Seek out every line containing the word "Write", and copy each.

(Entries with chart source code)
* Begin *
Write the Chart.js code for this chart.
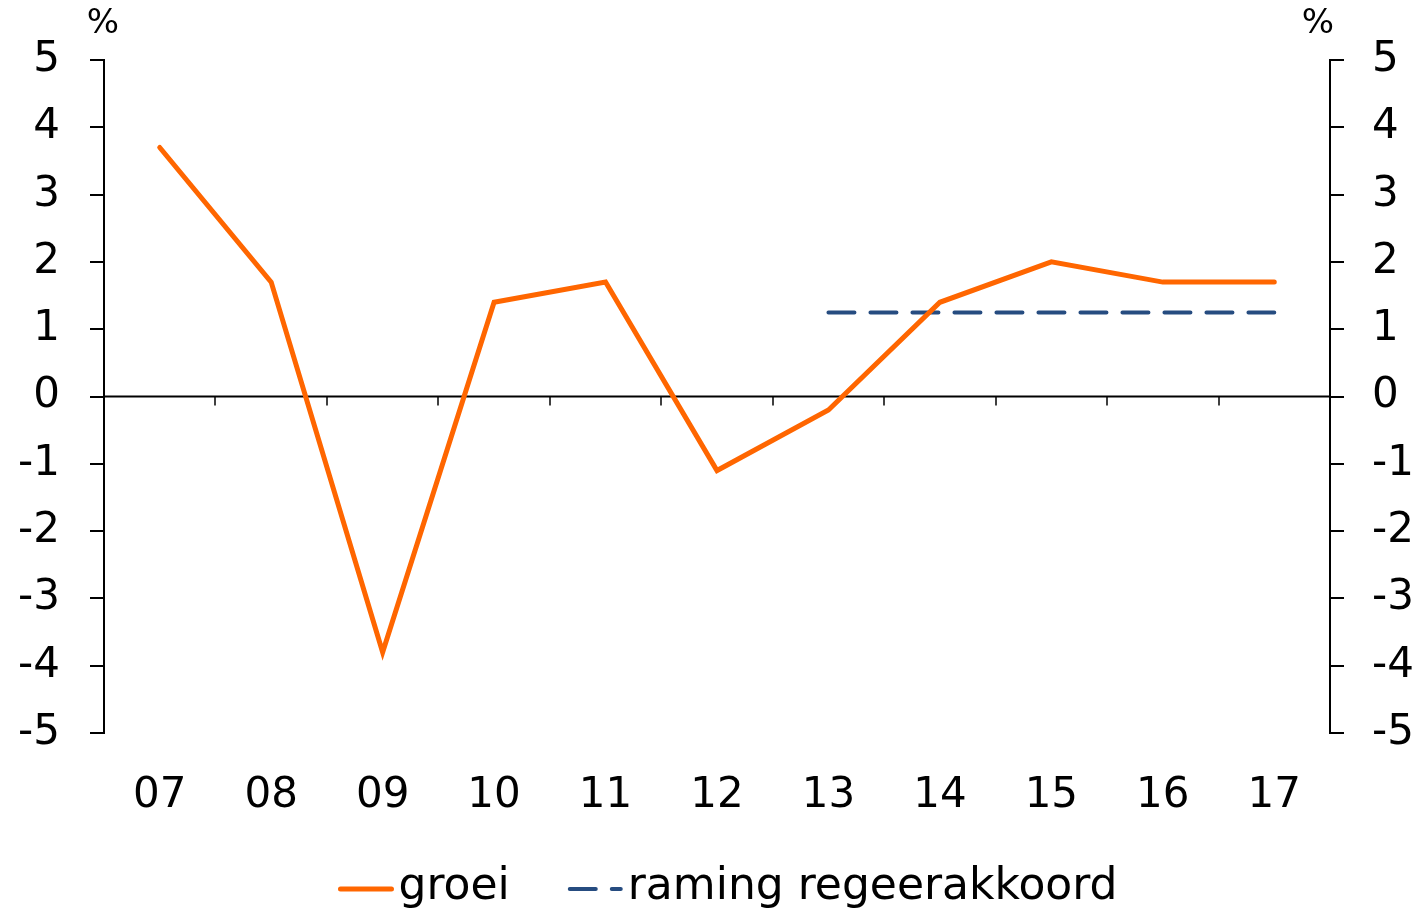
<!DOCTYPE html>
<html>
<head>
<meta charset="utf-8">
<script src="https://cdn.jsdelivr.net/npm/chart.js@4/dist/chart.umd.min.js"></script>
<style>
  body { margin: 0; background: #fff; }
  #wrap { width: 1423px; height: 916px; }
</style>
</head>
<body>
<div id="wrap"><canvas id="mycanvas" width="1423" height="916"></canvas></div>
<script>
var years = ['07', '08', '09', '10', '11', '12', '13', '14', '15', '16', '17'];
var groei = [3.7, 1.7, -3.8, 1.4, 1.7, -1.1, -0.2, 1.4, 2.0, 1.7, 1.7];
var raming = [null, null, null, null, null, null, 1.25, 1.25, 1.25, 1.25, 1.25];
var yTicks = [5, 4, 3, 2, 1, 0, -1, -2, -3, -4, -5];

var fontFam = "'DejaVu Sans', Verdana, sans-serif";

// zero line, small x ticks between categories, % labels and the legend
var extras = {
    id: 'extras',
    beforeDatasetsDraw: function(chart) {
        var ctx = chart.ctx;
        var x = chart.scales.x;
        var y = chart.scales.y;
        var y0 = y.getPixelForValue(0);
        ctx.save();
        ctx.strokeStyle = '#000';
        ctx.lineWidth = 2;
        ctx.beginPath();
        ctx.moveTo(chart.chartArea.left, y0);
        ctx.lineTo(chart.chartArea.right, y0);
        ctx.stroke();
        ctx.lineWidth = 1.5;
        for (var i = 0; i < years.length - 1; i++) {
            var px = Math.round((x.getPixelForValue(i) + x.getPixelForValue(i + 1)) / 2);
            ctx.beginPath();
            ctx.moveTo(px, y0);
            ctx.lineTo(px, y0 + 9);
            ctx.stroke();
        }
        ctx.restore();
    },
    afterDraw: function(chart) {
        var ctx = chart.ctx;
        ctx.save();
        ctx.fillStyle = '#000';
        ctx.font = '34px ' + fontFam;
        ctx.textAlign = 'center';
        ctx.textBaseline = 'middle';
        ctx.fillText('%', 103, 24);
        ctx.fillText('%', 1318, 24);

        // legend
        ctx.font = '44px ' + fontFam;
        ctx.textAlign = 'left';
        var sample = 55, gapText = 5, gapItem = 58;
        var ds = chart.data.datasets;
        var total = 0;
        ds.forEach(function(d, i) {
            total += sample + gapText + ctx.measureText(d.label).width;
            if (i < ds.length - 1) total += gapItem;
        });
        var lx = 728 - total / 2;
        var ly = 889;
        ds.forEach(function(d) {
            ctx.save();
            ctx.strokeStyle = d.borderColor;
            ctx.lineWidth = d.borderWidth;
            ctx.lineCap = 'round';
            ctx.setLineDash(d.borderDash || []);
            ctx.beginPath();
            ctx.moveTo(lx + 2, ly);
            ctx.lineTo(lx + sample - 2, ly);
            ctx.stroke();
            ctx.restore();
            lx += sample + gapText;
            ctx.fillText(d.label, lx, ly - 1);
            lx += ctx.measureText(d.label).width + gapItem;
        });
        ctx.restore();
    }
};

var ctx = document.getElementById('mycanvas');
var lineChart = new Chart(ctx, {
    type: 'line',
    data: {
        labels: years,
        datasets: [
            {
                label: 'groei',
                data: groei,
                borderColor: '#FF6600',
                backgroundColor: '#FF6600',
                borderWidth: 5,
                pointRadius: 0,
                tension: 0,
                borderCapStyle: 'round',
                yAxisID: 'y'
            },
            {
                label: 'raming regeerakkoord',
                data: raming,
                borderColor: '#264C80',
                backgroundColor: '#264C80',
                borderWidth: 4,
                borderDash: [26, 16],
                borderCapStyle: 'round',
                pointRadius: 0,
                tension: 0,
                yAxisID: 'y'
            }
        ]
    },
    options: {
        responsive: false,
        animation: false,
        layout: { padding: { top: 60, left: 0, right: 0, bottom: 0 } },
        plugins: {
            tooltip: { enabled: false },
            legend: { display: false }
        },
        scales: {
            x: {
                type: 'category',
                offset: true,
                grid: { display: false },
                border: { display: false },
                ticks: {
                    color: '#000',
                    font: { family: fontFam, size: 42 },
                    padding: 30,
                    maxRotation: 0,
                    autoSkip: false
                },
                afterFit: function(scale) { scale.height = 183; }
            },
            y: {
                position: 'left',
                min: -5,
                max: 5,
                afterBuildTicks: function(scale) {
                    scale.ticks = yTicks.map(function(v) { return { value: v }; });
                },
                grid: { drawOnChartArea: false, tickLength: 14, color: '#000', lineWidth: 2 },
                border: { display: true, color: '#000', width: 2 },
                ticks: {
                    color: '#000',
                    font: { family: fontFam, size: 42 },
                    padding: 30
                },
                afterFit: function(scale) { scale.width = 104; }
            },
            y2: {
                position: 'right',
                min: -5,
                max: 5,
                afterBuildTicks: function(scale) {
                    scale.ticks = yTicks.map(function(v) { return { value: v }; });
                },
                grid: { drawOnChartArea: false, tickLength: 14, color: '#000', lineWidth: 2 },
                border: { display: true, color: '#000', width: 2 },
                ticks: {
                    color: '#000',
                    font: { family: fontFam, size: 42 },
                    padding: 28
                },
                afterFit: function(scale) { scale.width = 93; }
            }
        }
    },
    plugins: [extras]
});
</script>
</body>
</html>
* End *
* Begin *
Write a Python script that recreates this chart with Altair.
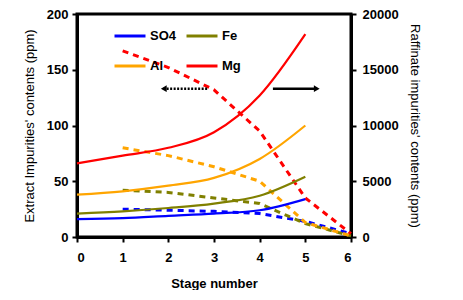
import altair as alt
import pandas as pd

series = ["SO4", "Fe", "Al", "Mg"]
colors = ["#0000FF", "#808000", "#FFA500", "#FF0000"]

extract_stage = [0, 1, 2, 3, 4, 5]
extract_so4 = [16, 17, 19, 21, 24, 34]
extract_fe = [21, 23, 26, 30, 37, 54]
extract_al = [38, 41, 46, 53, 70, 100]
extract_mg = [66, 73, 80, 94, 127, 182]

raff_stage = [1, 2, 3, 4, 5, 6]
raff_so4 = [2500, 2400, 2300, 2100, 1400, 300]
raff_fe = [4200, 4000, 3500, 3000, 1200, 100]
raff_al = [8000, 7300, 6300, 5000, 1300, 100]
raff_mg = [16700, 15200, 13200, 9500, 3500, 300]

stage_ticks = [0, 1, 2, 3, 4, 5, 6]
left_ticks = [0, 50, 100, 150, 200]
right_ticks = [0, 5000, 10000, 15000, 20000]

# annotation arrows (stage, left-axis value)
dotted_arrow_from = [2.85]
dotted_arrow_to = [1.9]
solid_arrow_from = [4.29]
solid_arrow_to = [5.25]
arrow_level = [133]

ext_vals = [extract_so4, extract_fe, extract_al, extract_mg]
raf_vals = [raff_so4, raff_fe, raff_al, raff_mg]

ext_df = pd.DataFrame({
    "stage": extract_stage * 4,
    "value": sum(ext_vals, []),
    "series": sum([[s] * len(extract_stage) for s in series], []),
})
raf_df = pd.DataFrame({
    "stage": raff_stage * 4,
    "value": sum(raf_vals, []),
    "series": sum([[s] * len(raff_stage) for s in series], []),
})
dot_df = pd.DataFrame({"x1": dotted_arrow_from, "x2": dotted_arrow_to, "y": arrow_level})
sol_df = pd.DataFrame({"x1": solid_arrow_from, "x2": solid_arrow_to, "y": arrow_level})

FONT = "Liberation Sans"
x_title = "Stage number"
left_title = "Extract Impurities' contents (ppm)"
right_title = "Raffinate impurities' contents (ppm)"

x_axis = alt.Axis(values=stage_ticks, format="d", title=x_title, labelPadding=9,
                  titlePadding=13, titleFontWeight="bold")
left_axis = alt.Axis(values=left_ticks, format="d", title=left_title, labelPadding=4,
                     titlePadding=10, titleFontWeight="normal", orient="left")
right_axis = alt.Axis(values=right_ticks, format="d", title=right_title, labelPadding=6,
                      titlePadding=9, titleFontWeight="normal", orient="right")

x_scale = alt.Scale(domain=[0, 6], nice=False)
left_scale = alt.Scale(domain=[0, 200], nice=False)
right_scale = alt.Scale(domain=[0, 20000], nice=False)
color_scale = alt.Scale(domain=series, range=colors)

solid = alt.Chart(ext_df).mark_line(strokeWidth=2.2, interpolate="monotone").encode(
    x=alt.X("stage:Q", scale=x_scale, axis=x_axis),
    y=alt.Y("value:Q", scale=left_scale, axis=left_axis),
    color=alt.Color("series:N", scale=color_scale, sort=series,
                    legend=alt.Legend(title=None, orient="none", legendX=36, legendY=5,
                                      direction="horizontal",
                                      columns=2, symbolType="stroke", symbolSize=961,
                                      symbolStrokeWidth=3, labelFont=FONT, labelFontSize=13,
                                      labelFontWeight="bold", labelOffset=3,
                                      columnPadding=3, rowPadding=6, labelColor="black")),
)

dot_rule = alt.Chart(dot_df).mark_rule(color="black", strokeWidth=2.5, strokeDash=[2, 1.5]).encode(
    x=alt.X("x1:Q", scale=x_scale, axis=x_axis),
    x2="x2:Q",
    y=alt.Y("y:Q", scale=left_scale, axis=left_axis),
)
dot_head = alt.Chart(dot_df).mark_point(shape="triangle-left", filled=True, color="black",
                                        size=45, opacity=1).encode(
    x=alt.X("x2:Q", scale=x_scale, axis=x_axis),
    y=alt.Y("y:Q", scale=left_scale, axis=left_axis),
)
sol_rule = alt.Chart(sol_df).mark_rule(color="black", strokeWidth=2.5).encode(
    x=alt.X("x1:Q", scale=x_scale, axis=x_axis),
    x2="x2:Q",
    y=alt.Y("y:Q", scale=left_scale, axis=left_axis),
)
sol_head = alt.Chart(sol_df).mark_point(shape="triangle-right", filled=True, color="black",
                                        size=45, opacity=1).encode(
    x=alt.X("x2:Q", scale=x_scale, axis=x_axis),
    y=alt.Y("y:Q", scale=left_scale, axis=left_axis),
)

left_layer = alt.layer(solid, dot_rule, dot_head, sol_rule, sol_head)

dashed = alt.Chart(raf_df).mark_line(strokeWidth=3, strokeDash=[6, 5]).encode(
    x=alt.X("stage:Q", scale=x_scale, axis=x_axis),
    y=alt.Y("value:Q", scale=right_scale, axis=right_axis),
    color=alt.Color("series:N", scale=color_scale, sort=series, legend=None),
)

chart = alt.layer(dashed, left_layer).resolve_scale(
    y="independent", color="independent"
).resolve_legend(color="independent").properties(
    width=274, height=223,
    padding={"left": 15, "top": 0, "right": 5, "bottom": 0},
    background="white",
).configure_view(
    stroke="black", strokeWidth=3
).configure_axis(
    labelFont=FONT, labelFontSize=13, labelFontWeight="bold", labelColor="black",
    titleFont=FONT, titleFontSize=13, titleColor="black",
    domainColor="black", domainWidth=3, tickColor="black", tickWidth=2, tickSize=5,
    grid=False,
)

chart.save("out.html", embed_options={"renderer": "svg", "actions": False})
* End *
▸ FULL OUTPUT:
Write the Chart.js code for this chart.
Write a Python script that recreates this chart with Altair.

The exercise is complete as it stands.